**Required work:**
The lines from the top of the material below through the line containing "22, 24, 26];" are to be printed exactly, with pictures omitted.
-------- Dataset extract
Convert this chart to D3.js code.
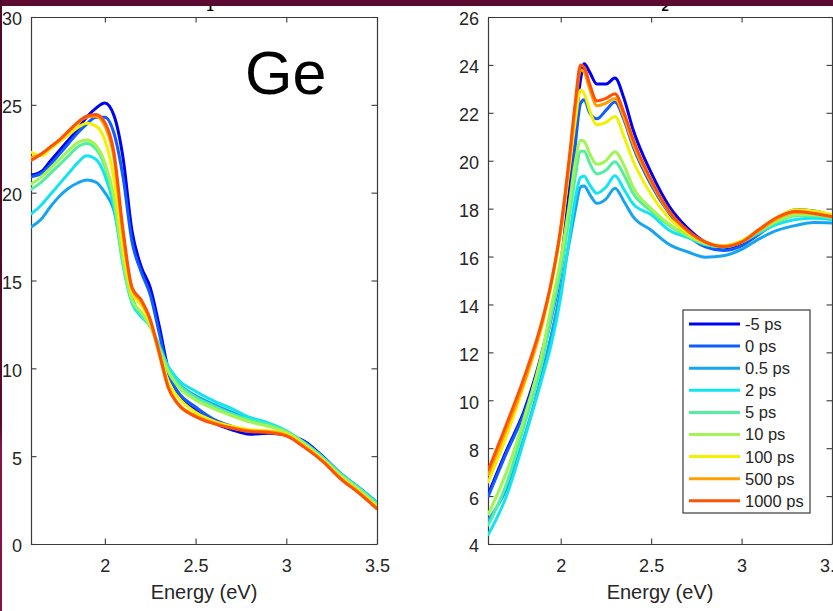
<!DOCTYPE html>
<html>
<head>
<meta charset="utf-8">
<script src="https://cdn.jsdelivr.net/npm/d3@7"></script>
<style>
  html, body { margin: 0; padding: 0; background: #fff; overflow: hidden; }
  svg { display: block; font-family: Arial, "Liberation Sans", sans-serif; }
</style>
</head>
<body>
<div id="chart"></div>
<script>

// pump-probe delays and their jet-like colours
var delays = ['-5 ps', '0 ps', '0.5 ps', '2 ps', '5 ps', '10 ps', '100 ps', '500 ps', '1000 ps'];
var colors = ['#0000f2', '#0f5cff', '#16a4f2', '#14e4f0', '#50efa2', '#a2f452', '#f2f200', '#ffa000', '#ff5200'];

var energyTicks = [2, 2.5, 3, 3.5];
var eps1Ticks = [0, 5, 10, 15, 20, 25, 30];
var eps2Ticks = [4, 6, 8, 10, 12, 14, 16, 18, 20, 22, 24, 26];

// left panel (eps1), one row per delay
var energy1 = [1.595, 1.65, 1.7, 1.75, 1.8, 1.85, 1.9, 1.95, 2.0, 2.05, 2.1, 2.15, 2.2, 2.25,
               2.3, 2.35, 2.4, 2.5, 2.6, 2.7, 2.8, 2.9, 3.0, 3.1, 3.2, 3.3, 3.4, 3.5];
var eps1 = [
  [21.0, 21.2, 21.8, 22.4, 23.0, 23.6, 24.3, 24.8, 25.1, 24.4, 22.0, 17.8, 15.8, 14.6, 12.4, 9.9, 8.6, 7.6, 6.9, 6.5, 6.25, 6.3, 6.2, 5.85, 5.0, 4.0, 3.2, 2.35],
  [20.9, 21.1, 21.6, 22.2, 22.8, 23.4, 23.9, 24.3, 24.3, 23.4, 20.9, 17.2, 15.5, 14.2, 12.0, 9.7, 8.7, 7.8, 7.1, 6.7, 6.4, 6.4, 6.25, 5.8, 4.95, 4.0, 3.15, 2.3],
  [18.05, 18.5, 19.2, 19.8, 20.25, 20.55, 20.72, 20.6, 20.0, 19.0, 16.3, 14.0, 13.0, 12.5, 11.0, 9.9, 9.2, 8.45, 7.95, 7.5, 7.1, 6.8, 6.4, 5.75, 4.95, 4.0, 3.2, 2.35],
  [18.8, 19.3, 19.9, 20.5, 21.1, 21.7, 22.1, 21.9, 21.0, 19.2, 15.9, 13.7, 12.95, 12.4, 11.3, 10.1, 9.4, 8.7, 8.15, 7.7, 7.2, 6.9, 6.45, 5.75, 4.95, 4.0, 3.2, 2.35],
  [20.2, 20.6, 21.1, 21.6, 22.1, 22.6, 22.8, 22.5, 21.5, 19.5, 16.0, 13.8, 13.1, 12.4, 11.2, 9.9, 9.15, 8.35, 7.85, 7.4, 7.05, 6.8, 6.4, 5.75, 4.9, 3.95, 3.15, 2.25],
  [20.5, 20.9, 21.4, 21.9, 22.4, 22.85, 23.0, 22.7, 21.7, 19.8, 16.2, 13.9, 13.2, 12.4, 11.1, 9.8, 9.0, 8.2, 7.7, 7.3, 6.95, 6.7, 6.35, 5.7, 4.85, 3.9, 3.1, 2.2],
  [22.3, 22.1, 22.5, 22.9, 23.3, 23.7, 23.95, 23.8, 23.0, 20.8, 16.9, 14.3, 13.6, 12.6, 10.9, 9.2, 8.4, 7.5, 7.0, 6.7, 6.5, 6.45, 6.25, 5.6, 4.8, 3.8, 3.0, 2.1],
  [22.0, 22.2, 22.6, 23.0, 23.5, 23.95, 24.3, 24.35, 23.8, 22.0, 17.6, 14.5, 13.8, 12.7, 10.8, 8.9, 8.05, 7.3, 6.9, 6.6, 6.45, 6.4, 6.2, 5.55, 4.75, 3.75, 2.95, 2.05],
  [21.85, 22.2, 22.6, 23.0, 23.5, 24.0, 24.35, 24.45, 24.0, 22.3, 17.9, 14.6, 13.9, 12.8, 10.9, 8.9, 8.0, 7.25, 6.85, 6.6, 6.4, 6.35, 6.15, 5.5, 4.7, 3.7, 2.9, 2.0]
];

// right panel (eps2)
var energy2 = [1.6, 1.7, 1.8, 1.9, 1.95, 2.0, 2.05, 2.08, 2.11, 2.13, 2.16, 2.2, 2.25, 2.3,
               2.35, 2.4, 2.5, 2.6, 2.7, 2.8, 2.9, 3.0, 3.1, 3.2, 3.3, 3.4, 3.5];
var eps2 = [
  [6.1, 7.9, 9.6, 12.1, 13.7, 15.7, 19.0, 21.4, 23.4, 24.05, 23.7, 23.2, 23.2, 23.45, 22.6, 21.3, 19.5, 18.1, 17.2, 16.6, 16.35, 16.5, 17.0, 17.6, 17.95, 17.9, 17.7],
  [6.0, 7.8, 9.5, 11.9, 13.5, 15.3, 18.3, 20.6, 22.4, 22.55, 22.0, 21.75, 22.1, 22.45, 21.7, 20.6, 19.0, 17.8, 16.9, 16.4, 16.25, 16.45, 16.95, 17.45, 17.75, 17.7, 17.55],
  [5.0, 6.3, 8.5, 11.2, 12.8, 14.6, 16.7, 17.9, 18.9, 18.95, 18.6, 18.22, 18.4, 18.85, 18.3, 17.67, 17.1, 16.5, 16.2, 15.97, 16.03, 16.3, 16.75, 17.1, 17.3, 17.42, 17.4],
  [4.4, 6.0, 8.4, 11.0, 12.4, 14.3, 16.9, 18.4, 19.3, 19.35, 19.0, 18.64, 18.9, 19.37, 18.8, 18.2, 17.75, 17.1, 16.8, 16.5, 16.4, 16.6, 17.0, 17.35, 17.55, 17.6, 17.55],
  [4.8, 6.5, 9.0, 11.7, 13.6, 15.4, 17.8, 19.3, 20.4, 20.4, 19.9, 19.45, 19.6, 19.96, 19.4, 18.64, 17.9, 17.3, 16.85, 16.5, 16.4, 16.6, 17.05, 17.45, 17.7, 17.7, 17.6],
  [5.25, 7.0, 9.3, 12.1, 14.0, 15.9, 18.3, 19.9, 20.85, 20.8, 20.3, 19.85, 20.0, 20.38, 19.8, 18.9, 18.0, 17.35, 16.9, 16.55, 16.45, 16.65, 17.1, 17.5, 17.75, 17.75, 17.65],
  [6.6, 8.5, 10.7, 13.2, 14.9, 17.0, 19.8, 21.6, 22.95, 22.8, 22.1, 21.5, 21.6, 21.85, 21.0, 20.0, 18.6, 17.6, 17.0, 16.6, 16.45, 16.65, 17.15, 17.65, 17.95, 17.9, 17.75],
  [6.9, 8.8, 10.8, 13.3, 15.0, 17.1, 20.1, 22.2, 23.8, 23.7, 23.0, 22.3, 22.4, 22.6, 21.8, 20.7, 19.1, 17.85, 17.05, 16.6, 16.42, 16.6, 17.1, 17.6, 17.85, 17.8, 17.65],
  [7.1, 9.0, 11.0, 13.4, 15.0, 17.2, 20.3, 22.4, 24.0, 23.9, 23.2, 22.5, 22.6, 22.8, 22.0, 20.9, 19.2, 17.9, 17.1, 16.6, 16.42, 16.6, 17.15, 17.65, 17.88, 17.8, 17.67]
];

var width = 833, height = 611;
var axisColor = '#3a3a3a';
var textColor = '#262626';

var svg = d3.select('#chart').append('svg')
  .attr('width', width)
  .attr('height', height);

svg.append('rect').attr('width', width).attr('height', height).attr('fill', '#fff');

function drawPanel (opts) {
  var x = d3.scaleLinear().domain(opts.xDomain).range([opts.left, opts.right]);
  var y = d3.scaleLinear().domain(opts.yDomain).range([opts.bottom, opts.top]);
  var g = svg.append('g').attr('class', 'panel ' + opts.name);

  g.append('clipPath').attr('id', 'clip-' + opts.name)
    .append('rect')
      .attr('x', opts.left).attr('y', opts.top)
      .attr('width', opts.right - opts.left)
      .attr('height', opts.bottom - opts.top);

  function styleAxis (sel) {
    sel.attr('color', axisColor)
      .attr('font-family', 'Arial, "Liberation Sans", sans-serif')
      .attr('font-size', 18);
    sel.selectAll('path.domain').attr('stroke-width', 1.2);
    sel.selectAll('.tick line').attr('stroke-width', 1.1);
    sel.selectAll('.tick text').attr('fill', textColor);
  }

  var tick = 5.5;
  g.append('g')
    .attr('transform', 'translate(0,' + opts.bottom + ')')
    .call(d3.axisBottom(x).tickValues(energyTicks).tickFormat(function (d) { return String(d); })
      .tickSizeInner(-tick).tickSizeOuter(0).tickPadding(15))
    .call(styleAxis);
  g.append('g')
    .attr('transform', 'translate(0,' + opts.top + ')')
    .call(d3.axisTop(x).tickValues(energyTicks).tickFormat('')
      .tickSizeInner(-tick).tickSizeOuter(0))
    .call(styleAxis);
  var yl = g.append('g')
    .attr('transform', 'translate(' + opts.left + ',0)')
    .call(d3.axisLeft(y).tickValues(opts.yTicks).tickFormat(function (d) { return String(d); })
      .tickSizeInner(-tick).tickSizeOuter(0).tickPadding(9))
    .call(styleAxis);
  yl.selectAll('.tick text').attr('dy', '0.44em');
  g.append('g')
    .attr('transform', 'translate(' + opts.right + ',0)')
    .call(d3.axisRight(y).tickValues(opts.yTicks).tickFormat('')
      .tickSizeInner(-tick).tickSizeOuter(0))
    .call(styleAxis);

  // axis label is 1.1x the tick font, as in the original figure
  g.append('text')
    .attr('x', (opts.left + opts.right) / 2)
    .attr('y', 599)
    .attr('text-anchor', 'middle')
    .attr('fill', textColor)
    .style('font-size', '20px')
    .text('Energy (eV)');

  var line = d3.line()
    .x(function (d) { return x(d[0]); })
    .y(function (d) { return y(d[1]); })
    .curve(d3.curveMonotoneX);

  var series = opts.values.map(function (vals, i) {
    return { label: delays[i], color: colors[i], points: vals.map(function (v, j) { return [opts.energy[j], v]; }) };
  });

  g.append('g')
    .attr('clip-path', 'url(#clip-' + opts.name + ')')
    .selectAll('path.series')
    .data(series)
    .enter().append('path')
      .attr('class', 'series')
      .attr('fill', 'none')
      .attr('stroke', function (d) { return d.color; })
      .attr('stroke-width', 3)
      .attr('stroke-linejoin', 'round')
      .attr('stroke-linecap', 'round')
      .attr('d', function (d) { return line(d.points); });

  return { g: g, x: x, y: y, series: series };
}

var left = drawPanel({
  name: 'eps1', left: 31, right: 377, top: 17, bottom: 544,
  xDomain: [1.593, 3.5], yDomain: [0, 30], yTicks: eps1Ticks,
  energy: energy1, values: eps1
});

var right = drawPanel({
  name: 'eps2', left: 488, right: 832, top: 17, bottom: 544,
  xDomain: [1.598, 3.5], yDomain: [4, 26], yTicks: eps2Ticks,
  energy: energy2, values: eps2
});

// sample label in the left panel
left.g.append('text')
  .attr('x', 245)
  .attr('y', 94)
  .attr('fill', '#000')
  .style('font-size', '61px')
  .text('Ge');

// legend
var legend = right.g.append('g').attr('class', 'legend');
legend.append('rect')
  .attr('x', 683).attr('y', 310)
  .attr('width', 127).attr('height', 203)
  .attr('fill', '#fff')
  .attr('stroke', axisColor)
  .attr('stroke-width', 1.2);
var rows = legend.selectAll('g.row')
  .data(right.series)
  .enter().append('g')
    .attr('class', 'row')
    .attr('transform', function (d, i) { return 'translate(0,' + (324 + i * 22.1) + ')'; });
rows.append('line')
  .attr('x1', 689).attr('x2', 740)
  .attr('stroke', function (d) { return d.color; })
  .attr('stroke-width', 3);
rows.append('text')
  .attr('x', 745)
  .attr('dy', '0.36em')
  .attr('fill', textColor)
  .style('font-size', '16.5px')
  .text(function (d) { return d.label; });

// panel titles, mostly hidden under the slide banner
svg.append('text').attr('x', 199).attr('y', 3).attr('text-anchor', 'middle')
  .style('font-size', '20px').style('font-weight', 'bold').text('ε');
svg.append('text').attr('x', 210).attr('y', 11).attr('text-anchor', 'middle')
  .style('font-size', '13px').style('font-weight', 'bold').text('1');
svg.append('text').attr('x', 654).attr('y', 3).attr('text-anchor', 'middle')
  .style('font-size', '20px').style('font-weight', 'bold').text('ε');
svg.append('text').attr('x', 665).attr('y', 11).attr('text-anchor', 'middle')
  .style('font-size', '13px').style('font-weight', 'bold').text('2');

// slide background edges
var defs = svg.append('defs');
var grad = defs.append('linearGradient').attr('id', 'edge')
  .attr('x1', 0).attr('y1', 0).attr('x2', 0).attr('y2', 1);
grad.append('stop').attr('offset', '0%').attr('stop-color', '#4e0826');
grad.append('stop').attr('offset', '70%').attr('stop-color', '#5a0a2c');
grad.append('stop').attr('offset', '73%').attr('stop-color', '#8a1242');
grad.append('stop').attr('offset', '100%').attr('stop-color', '#8a1242');
svg.append('rect').attr('x', 0).attr('y', 0).attr('width', width).attr('height', 6).attr('fill', '#5c0a30');
svg.append('rect').attr('x', 0).attr('y', 0).attr('width', 2).attr('height', height).attr('fill', 'url(#edge)');

</script>
</body>
</html>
----------------
**Output below:**
Convert this chart to D3.js code.
<!DOCTYPE html>
<html>
<head>
<meta charset="utf-8">
<script src="https://cdn.jsdelivr.net/npm/d3@7"></script>
<style>
  html, body { margin: 0; padding: 0; background: #fff; overflow: hidden; }
  svg { display: block; font-family: Arial, "Liberation Sans", sans-serif; }
</style>
</head>
<body>
<div id="chart"></div>
<script>

// pump-probe delays and their jet-like colours
var delays = ['-5 ps', '0 ps', '0.5 ps', '2 ps', '5 ps', '10 ps', '100 ps', '500 ps', '1000 ps'];
var colors = ['#0000f2', '#0f5cff', '#16a4f2', '#14e4f0', '#50efa2', '#a2f452', '#f2f200', '#ffa000', '#ff5200'];

var energyTicks = [2, 2.5, 3, 3.5];
var eps1Ticks = [0, 5, 10, 15, 20, 25, 30];
var eps2Ticks = [4, 6, 8, 10, 12, 14, 16, 18, 20, 22, 24, 26];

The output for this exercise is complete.